Aufgeben ist dennoch keine Option. Der Profi des Teams EF Education First Drapac aus Colorado nützt die Aufmerksamkeit vielmehr für den guten Zweck. Über ein Spendenkonto – er selbst gibt 100 Dollar pro beendeter Etappe – unterstützt er das durch den Hurrikan Harvey im Spätsommer 2017 schwer beschädigte Alkek Velodrome in Houston. Darüber hinaus hat er eine Fundraising-Kampagne im Internet gestartet und so Stand Mittwochnachmittag innerhalb von neun Tagen 104.321 Dollar (89.645 Euro) gesammelt.
Craddock betont, er sei als Kämpfer erzogen worden, „Texas tough“, wie sie in seiner Heimat sagten. „An diesem Punkt tue ich es wirklich nicht mehr für mich, sondern für die Kinder in Houston, damit sie eine gute und sichere Umgebung zum Radfahren haben.“Er selbst habe als Zehnjähriger mit dem Radsport begonnen, das Alkek Velodrome sei nur zehn Minuten von seinem Zuhause entfernt gewesen. „Ich habe es immer lieb und wert gehalten. Es gibt nicht so viele in den USA.“
Seine Vorhaben in allen Ehren, im Peloton wird auch die Frage gestellt, ob die Teamleitung Craddock nicht besser vor sich selbst schützen sollte. Mannschaftsarzt Kevin Sprouse verteidigt den Texaner. Er nehme ausschließlich Paracetamol und Ibuprofen, der Bruch sei stabil und werde von den Muskeln geschützt. „Die größte Sorge ist weniger der Bruch, sondern eher, wie er das Rad beherrschen kann. Er sagt, er kann“, erklärte Sprouse.
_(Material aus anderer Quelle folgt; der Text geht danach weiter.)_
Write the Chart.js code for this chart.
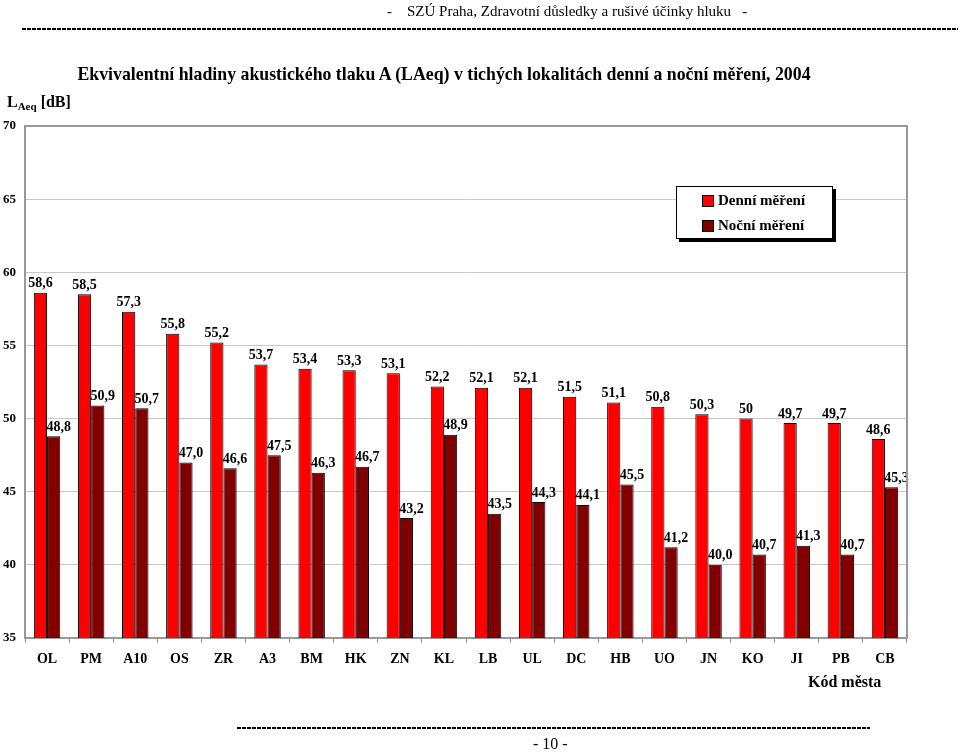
<!DOCTYPE html>
<html>
<head>
<meta charset="utf-8">
<script src="https://cdn.jsdelivr.net/npm/chart.js@4"></script>
<style>
  html, body { margin:0; padding:0; background:#fff; }
  body { width:960px; height:753px; position:relative; overflow:hidden; font-family:"Liberation Serif","Times New Roman",serif; }
  #wrap { position:absolute; left:0; top:0; width:960px; height:753px; }
  .abs { position:absolute; white-space:nowrap; color:#000; }
  .dash { position:absolute; height:2px; background:repeating-linear-gradient(to right,#000 0 4px,transparent 4px 5px); }
  #legend { position:absolute; left:676px; top:186px; width:155px; height:51px; border:1px solid #000; background:#fff; box-shadow:3px 3px 0 #000; font-weight:bold; font-size:15px; }
  #legend .it { position:absolute; left:25px; display:flex; align-items:center; }
  #legend .sw { width:10px; height:10px; border:1px solid #000; margin-right:4px; }
</style>
</head>
<body>
<div id="wrap"><canvas id="c" width="960" height="753"></canvas></div>
<div class="abs" style="left:387px;top:3px;font-size:15px;">-&nbsp;&nbsp;&nbsp;&nbsp;SZÚ Praha, Zdravotní důsledky a rušivé účinky hluku&nbsp;&nbsp;&nbsp;-</div>
<div class="dash" style="left:22px;top:28px;width:936px;"></div>
<div class="abs" id="title" style="left:0;width:888px;text-align:center;top:64px;font-size:17.8px;font-weight:bold;"></div>
<div class="abs" style="left:7px;top:93px;font-size:16px;font-weight:bold;">L<sub style="font-size:11px;vertical-align:-3px;">Aeq</sub> [dB]</div>
<div class="abs" id="xtitle" style="left:808px;top:673px;font-size:16px;font-weight:bold;"></div>
<div class="dash" style="left:237px;top:727px;width:633px;"></div>
<div class="abs" style="left:533px;top:735px;font-size:16px;">- 10 -</div>
<div id="legend"></div>
<script>
const titleText = "Ekvivalentní hladiny akustického tlaku A (LAeq) v tichých lokalitách denní a noční měření, 2004";
const xAxisTitle = "Kód města";
const categories = ["OL","PM","A10","OS","ZR","A3","BM","HK","ZN","KL","LB","UL","DC","HB","UO","JN","KO","JI","PB","CB"];
const dayValues = [58.6,58.5,57.3,55.8,55.2,53.7,53.4,53.3,53.1,52.2,52.1,52.1,51.5,51.1,50.8,50.3,50,49.7,49.7,48.6];
const nightValues = [48.8,50.9,50.7,47.0,46.6,47.5,46.3,46.7,43.2,48.9,43.5,44.3,44.1,45.5,41.2,40.0,40.7,41.3,40.7,45.3];
const seriesNames = ["Denní měření","Noční měření"];
const seriesColors = ["#ff0000","#800000"];
const yTicks = [35,40,45,50,55,60,65,70];

document.getElementById('title').textContent = titleText;
document.getElementById('xtitle').textContent = xAxisTitle;
const lg = document.getElementById('legend');
seriesNames.forEach((n,i)=>{
  const d = document.createElement('div'); d.className='it'; d.style.top = (5+i*25)+'px';
  const s = document.createElement('span'); s.className='sw'; s.style.background = seriesColors[i];
  const t = document.createElement('span'); t.textContent = n;
  d.appendChild(s); d.appendChild(t); lg.appendChild(d);
});

const fmt = [v => String(v).replace('.',','), v => v.toFixed(1).replace('.',',')];

const labelPlugin = {
  id:'vals',
  afterDatasetsDraw(chart){
    const ctx = chart.ctx;
    ctx.save();
    ctx.font = 'bold 14px "Liberation Serif"';
    ctx.fillStyle = '#000';
    ctx.textAlign = 'center';
    ctx.textBaseline = 'middle';
    chart.data.datasets.forEach((ds,di)=>{
      chart.getDatasetMeta(di).data.forEach((el,i)=>{
        ctx.fillText(fmt[di](ds.data[i]), el.x + (di===1?5:0), el.y - 9);
      });
    });
    ctx.restore();
  }
};
const borderPlugin = {
  id:'frame',
  afterDraw(chart){
    const a = chart.chartArea, ctx = chart.ctx;
    ctx.save();
    ctx.strokeStyle = '#999';
    ctx.lineWidth = 2;
    ctx.beginPath();
    ctx.moveTo(a.left, a.top); ctx.lineTo(a.right, a.top); ctx.lineTo(a.right, a.bottom);
    ctx.stroke();
    ctx.restore();
  }
};

new Chart(document.getElementById('c'), {
  type:'bar',
  data:{
    labels: categories,
    datasets:[
      {label:seriesNames[0], data:dayValues, backgroundColor:seriesColors[0], borderColor:'#000', borderWidth:1, categoryPercentage:0.6, barPercentage:1},
      {label:seriesNames[1], data:nightValues, backgroundColor:seriesColors[1], borderColor:'#000', borderWidth:1, categoryPercentage:0.6, barPercentage:1}
    ]
  },
  options:{
    responsive:false, animation:false,
    layout:{padding:{top:126, right:53, bottom:0, left:0}},
    plugins:{legend:{display:false}, tooltip:{enabled:false}},
    scales:{
      x:{
        afterFit(s){ s.height = 115; },
        grid:{drawOnChartArea:false, drawTicks:true, tickLength:5, color:'#999', offset:true},
        border:{color:'#999', width:2},
        ticks:{color:'#000', font:{family:'Liberation Serif', size:14, weight:'bold'}, padding:8, maxRotation:0, autoSkip:false}
      },
      y:{
        min:35, max:70,
        afterFit(s){ s.width = 25; },
        afterBuildTicks(s){ s.ticks = yTicks.map(v=>({value:v})); },
        grid:{color:'#c8c8c8', drawTicks:false, lineWidth:1},
        border:{color:'#999', width:2},
        ticks:{color:'#000', font:{family:'Liberation Serif', size:13, weight:'bold'}, padding:9}
      }
    }
  },
  plugins:[labelPlugin, borderPlugin]
});
</script>
</body>
</html>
Tatsächlich kam bereits Kritik an Craddock auf. „Er ist sicher auch eine Gefahr für die anderen“, meinte etwa der deutsche Ex-Profi Jörg Jaksche. „Er reagiert anders, später, gehemmter – das kann im großen Fahrerfeld problematisch werden. Wenn er noch einmal fällt, ist er weg.“Jaksche fuhr selbst einmal mit angebrochener Hand Lüttich–Bastogne–Lüttich, später gab er als Kronzeuge zu, während seiner Karriere gedopt zu haben. Wie auch Tyler Hamilton, der 2003 mit einem gebrochenen Schlüsselbein eine Bergetappe bei der Tour de France gewann und Vierter im Gesamtklassement wurde.
Unterstützung erfährt Craddock von niemand Geringerem als seinem texanischen Landsmann und gelegentlichen Trainingspartner Lance Armstrong. „Es ist großartig, dass er mich so ermutigt. Die Unterstützung von so vielen Leuten ist einfach unglaublich“, erzählte Craddock. Wenn er daran denke, es am 29. Juli ins Ziel nach Paris zu schaffen, bekomme er Gänsehaut.
Ständiger Begleiter bis dorthin wird weiterhin die Startnummer 13 auf seinem Rücken sein. „Als ich die 13 ausgefasst habe, habe ich mir gesagt, das bringt Glück. Aber als ich auf diese Flasche gefahren bin, war das einer meiner ersten Gedanken. Jetzt ist daraus jedoch etwas wirklich Großartiges geworden“, erklärte der beharrliche Texaner.